Jelly Roll Shares How a Dangerous Gig Sparked His Lifelong Pre-Show Prayer Ritual
It’s hard to picture Jelly Roll getting nervous about much of anything. The Nashville-born artist grew up in Antioch, Tennessee, one of the city’s rougher neighborhoods, and has seen more than his share of trouble — from hustling on the streets to spending time behind bars for drug dealing and armed robbery. But according to Jelly, there was one night on tour that rattled him enough to start a new tradition that’s stayed with him ever since: praying before every show.
“We Should Probably Pray Before This One.”
Like most performers, Jelly Roll now gathers his crew for a pre-show prayer before hitting the stage. But as he recently told Miles Adcox on the Human School Podcast, that ritual began out of sheer fear during his early days playing sketchy bar gigs.
“We were playing in really rough bars early. Like sketchy, alleyway, trailers. We played a bar one night — I’m not making this up — with the old school chicken wire.”
He recalled asking the bar manager about the wire fencing that separated the band from the crowd:
“I’m like, ‘What’s that there for?’ He said, ‘Oh, they’re going to throw stuff at you tonight. They throw stuff at everybody.’”

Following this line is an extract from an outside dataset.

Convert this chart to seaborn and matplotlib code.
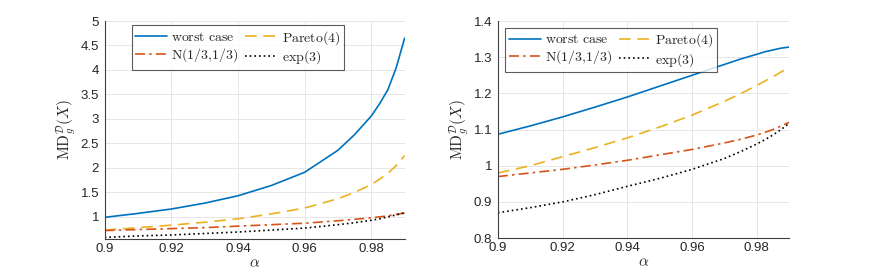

That’s when Jelly realized he might need a little divine backup:
“I was like, ‘God, this is crazy.’ And that was the night that I was like, ‘Boys, we should probably pray before this one.’”
“The Most Awkward Prayer Ever”
Jelly joked that he “only talks to God when he needs a favor,” but that night, fear trumped pride.
“We all circled up. I just remember it was the most awkward prayer ever. We didn’t know how to pray, really. I’d prayed in jail, but never out loud. I just said, ‘God, just protect us in here.’”
Whether it was divine intervention or coincidence, the prayer seemed to work:
“We went in there, and we didn’t get nothing thrown at us. When I came offstage, we were like a bunch of degenerates — all drunk and on cocaine — and they were like, ‘It worked, man! The prayer worked. We gotta pray!’”
From Chicken Wire to the Juggalos
Not long after that, Jelly and his band were booked to play at The Gathering of the Juggalos, the infamous festival founded by Insane Clown Posse, where performers are routinely pelted with Faygo soda (a sign of affection, believe it or not).
He remembered watching another band get bottle rockets fired at them before his set. So once again, he led a pre-show prayer — and, miraculously, they were the only act that night who didn’t get hit.
“Hard to say prayer doesn’t work when it can even protect you from the Juggalos,” he laughed.
Evolving Faith
Over time, Jelly Roll’s prayers have evolved from self-protection to compassion. As his crowds grew, he began praying not only for his crew’s safety but for his fans as well.
“When I started noticing fights in the crowd, I prayed for the safety of my fans first,” he said. “And after we lost a fan in a DUI crash on the way home from a show, I started including that too — praying for everyone traveling back home.”
What began as a frightened plea in a dive bar has since become a spiritual cornerstone of his career — a way to stay grounded in humility, gratitude, and awareness of the people around him.
For those skeptical of prayer, it might sound like coincidence. But for Jelly Roll, it was a sign — a tangible moment when he felt that faith really does work.
“Needed some help from above to get through that one,” he said with a grin.
And maybe that’s what makes Jelly Roll so relatable — a man who’s lived rough, learned grace the hard way, and still bows his head before every show, just to say, “Thank You.”